Son la una de la madrugada, voy por algo a la cocina, aún no sé a qué cosa me aventuraré; hay naranjas, papas fritas de esas en bolsas, que me devoraba con mi viejo, bebida y carne, pero quiero algo más.
Me estoy sirviendo un poco de té, como para calmar el frío primaveral y me dan ganas de salir a hacer cualquier cosa, con tal de matar el insomnio y no volver a la cama para intentar dormir y lo haga en vano.

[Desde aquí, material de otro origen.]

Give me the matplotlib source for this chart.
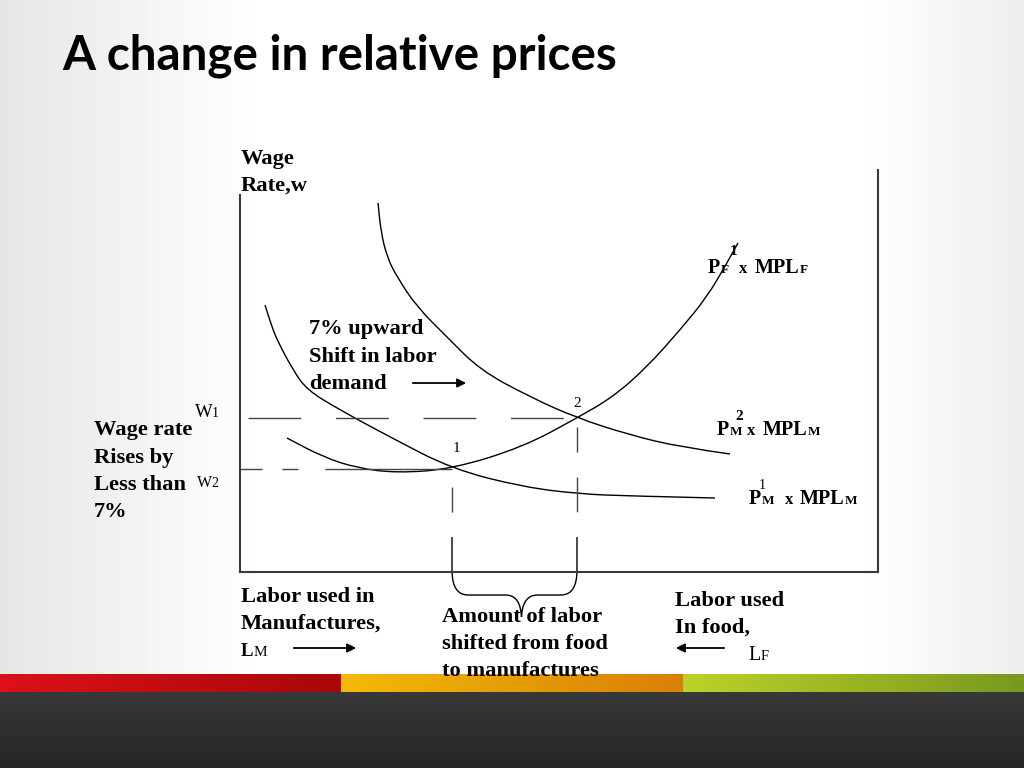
import numpy as np
import matplotlib
matplotlib.use("Agg")
import matplotlib.pyplot as plt
from matplotlib.path import Path
from matplotlib.patches import PathPatch

# diagram units: labor (x) 0..638, wage (y) 0..402
demand_hi_x = [138, 141, 147, 157, 177, 207, 240, 290, 337, 390, 440, 490]
demand_hi_y = [369, 340, 315, 295, 265, 235, 202, 175, 154, 137, 125, 118]
demand_lo_x = [25, 31, 37, 53, 67, 100, 150, 212, 283, 340, 390, 475]
demand_lo_y = [267, 248, 232, 202, 182, 162, 135, 103, 85, 78, 76, 74]
food_x = [47, 83, 117, 157, 212, 283, 337, 373, 407, 440, 467, 487, 498]
food_y = [134, 115, 104, 99, 103, 125, 154, 175, 205, 242, 275, 309, 329]
eq1 = (212, 103)   # w2, labor split before
eq2 = (337, 154)   # w1, labor split after

title = "A change in relative prices"
# (text, x, baseline) in slide pixels
bold_lines = [
    ("Wage", 241, 164), ("Rate,w", 241, 191),
    ("7% upward", 309, 334), ("Shift in labor", 309, 361.5), ("demand", 309, 389),
    ("Wage rate", 94, 435), ("Rises by", 94, 462.5), ("Less than", 94, 490), ("7%", 94, 517),
    ("Labor used in", 241, 602), ("Manufactures,", 241, 629),
    ("Amount of labor", 442, 622), ("shifted from food", 442, 649), ("to manufactures", 442, 676),
    ("Labor used", 675, 606), ("In food,", 675, 633),
]

fig = plt.figure(figsize=(10.24, 7.68), dpi=100)
bg = fig.add_axes([0, 0, 1, 1], zorder=0)
bg.set_xlim(0, 1024)
bg.set_ylim(768, 0)
bg.axis("off")

# slide background with soft grey edges
xs = np.arange(1024)
shade = 1 - 0.10 * np.clip((260 - xs) / 260, 0, 1) - 0.07 * np.clip((xs - 860) / 164, 0, 1)
bg.imshow(np.tile(shade, (10, 1)), cmap="gray", vmin=0, vmax=1, aspect="auto",
          extent=(0, 1024, 674, 0), zorder=0)

def band(x0, x1, c0, c1):
    t = np.linspace(0, 1, 64)[None, :, None]
    img = np.array(c0)[None, None, :] * (1 - t) + np.array(c1)[None, None, :] * t
    bg.imshow(img, aspect="auto", extent=(x0, x1, 692, 674), zorder=1)

band(0, 341, (0.86, 0.07, 0.09), (0.66, 0.03, 0.03))
band(341, 683, (0.95, 0.73, 0.02), (0.85, 0.50, 0.02))
band(683, 1024, (0.74, 0.82, 0.15), (0.47, 0.60, 0.13))
dark = np.linspace(0.22, 0.15, 40)
bg.imshow(np.tile(dark[:, None], (1, 10)), cmap="gray", vmin=0, vmax=1, aspect="auto",
          extent=(0, 1024, 768, 692), zorder=1)

t = bg.text(62, 70, title, family="Lato", weight="bold", size=36, va="baseline")
w = t.get_window_extent(renderer=fig.canvas.get_renderer()).width
t.set_fontsize(36 * 555 / w)

serif = "Liberation Serif"
for s, x, y in bold_lines:
    bg.text(x, y, s, family=serif, weight="bold", size=16.2, va="baseline")

def put(x, y, s, size, weight="bold", **kw):
    bg.text(x, y, s, family=serif, weight=weight, size=size, va="baseline", **kw)

put(241, 656, "L", 13.5)
put(254, 656, "M", 11, "normal")
put(748, 660, "L", 14.5, "normal")
put(761, 660, "F", 10.5, "normal")
put(195, 417, "W", 13.5, "normal")
put(212, 417, "1", 10, "normal")
put(197, 487, "W", 11.5, "normal")
put(211, 487, "2", 10, "normal")
put(577, 407, "2", 11, "normal", ha="center")
put(456, 452, "1", 11, "normal", ha="center")

# curve labels
for yb, x0, sub, xs_ in [(273, 708, "F", (721, 739, 755, 800)),
                         (435, 717, "M", (730, 747, 763, 808)),
                         (504, 749, "M", (762, 785, 800, 845))]:
    put(x0, yb, "P", 14.5)
    put(xs_[0], yb, sub, 9.5)
    put(xs_[1], yb, "x", 12)
    put(xs_[2], yb, "MPL", 14.5)
    put(xs_[3], yb, sub, 9.5)
put(734, 255, "1", 11, ha="center")
put(739, 420, "2", 11, ha="center")
put(762, 489, "1", 10, "normal", ha="center")

arrow = dict(arrowstyle="-|>", lw=1.3, color="black", mutation_scale=13)
bg.annotate("", xy=(469, 383), xytext=(410, 383), arrowprops=arrow)
bg.annotate("", xy=(359, 648), xytext=(291, 648), arrowprops=arrow)
bg.annotate("", xy=(673, 648), xytext=(727, 648), arrowprops=arrow)

# the diagram itself
ax = fig.add_axes([240 / 1024, 196 / 768, 638 / 1024, 402 / 768], zorder=2)
ax.patch.set_alpha(0)
ax.set_xlim(0, 638)
ax.set_ylim(0, 402)
ax.set_xticks([])
ax.set_yticks([])
ax.spines["top"].set_visible(False)
for side in ("left", "right", "bottom"):
    ax.spines[side].set_color("#3a3a3a")
    ax.spines[side].set_linewidth(1.5)
ax.spines["left"].set_bounds(0, 377)


def smooth_curve(xv, yv):
    # quadratic bezier through the midpoints, read points act as control points
    pts = list(zip(xv, yv))
    verts = [pts[0], ((pts[0][0] + pts[1][0]) / 2, (pts[0][1] + pts[1][1]) / 2)]
    codes = [Path.MOVETO, Path.LINETO]
    for i in range(1, len(pts) - 1):
        nxt = pts[i + 1] if i + 1 == len(pts) - 1 else ((pts[i][0] + pts[i + 1][0]) / 2,
                                                          (pts[i][1] + pts[i + 1][1]) / 2)
        verts += [pts[i], nxt]
        codes += [Path.CURVE3, Path.CURVE3]
    ax.add_patch(PathPatch(Path(verts, codes), fill=False, lw=1, color="black"))


smooth_curve(demand_hi_x, demand_hi_y)
smooth_curve(demand_lo_x, demand_lo_y)
smooth_curve(food_x, food_y)

dash_col = "#444444"
ax.plot([8, eq2[0]], [eq2[1], eq2[1]], color=dash_col, lw=1, ls=(0, (38, 25)))
ax.plot([0, eq1[0]], [eq1[1], eq1[1]], color=dash_col, lw=1,
        ls=(0, (15.8, 14.4, 11.5, 19.4, 95, 5)))
ax.plot([eq1[0], eq1[0]], [eq1[1], 35], color=dash_col, lw=1, ls=(0, (0.01, 13, 18, 18)))
ax.plot([eq2[0], eq2[0]], [eq2[1], 35], color=dash_col, lw=1,
        ls=(0, (0.01, 6.5, 18, 18, 25, 18)))

# brace under the shifted labor
l, r = eq1[0], eq2[0]
mid = (l + r) / 2 + 7
verts = [(l, 35), (l, 2), (l, -23), (l + 16, -23), (mid - 16, -23), (mid - 1, -23), (mid, -45),
         (r, 35), (r, 2), (r, -23), (r - 16, -23), (mid + 16, -23), (mid + 1, -23), (mid, -45)]
codes = [Path.MOVETO, Path.LINETO, Path.CURVE3, Path.CURVE3, Path.LINETO, Path.CURVE3, Path.CURVE3] * 2
ax.add_patch(PathPatch(Path(verts, codes), fill=False, lw=1, color="black", clip_on=False))

fig.savefig("out.png", dpi=100)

De repente escucho un ruido extraño en el corredor que lleva a la cocina, me atemorizo de sobremanera, pero me doy cuenta que es mi mamá, que está desvelada igual que yo; conversamos, me dice que le es triste estar un poco alejada de todo, que ha sido fuerte siempre y los años le están comenzando a pesar.
Le dije:
- Mírate en ese espejo, somos iguales.
- Tú eres joven.
- Tú también lo fuiste, mamá.
- Pero yo soy baja y tú no.
- También lo fui y todos lo hemos sido.
Lo que dije en ese momento, inconscientemente, ahora no he podido parar de pensarlo, eso somos, metamorfosis; como lo creyó Kafka, o el proceso en el que se vio sumergido Samsa, todos somos una metamorfosis constante, comenzamos como unos pequeños tímidos e ingenuos, con una visión frágil y colorida con respecto al mundo, y vamos en constante desencanto con todo y con todos.
Físicamente también sufrimos cambios profundos, donde lo intangible se vuelve frágil, lo permanente no perdura y lo divino no sólo está en el amar, sino en el alma.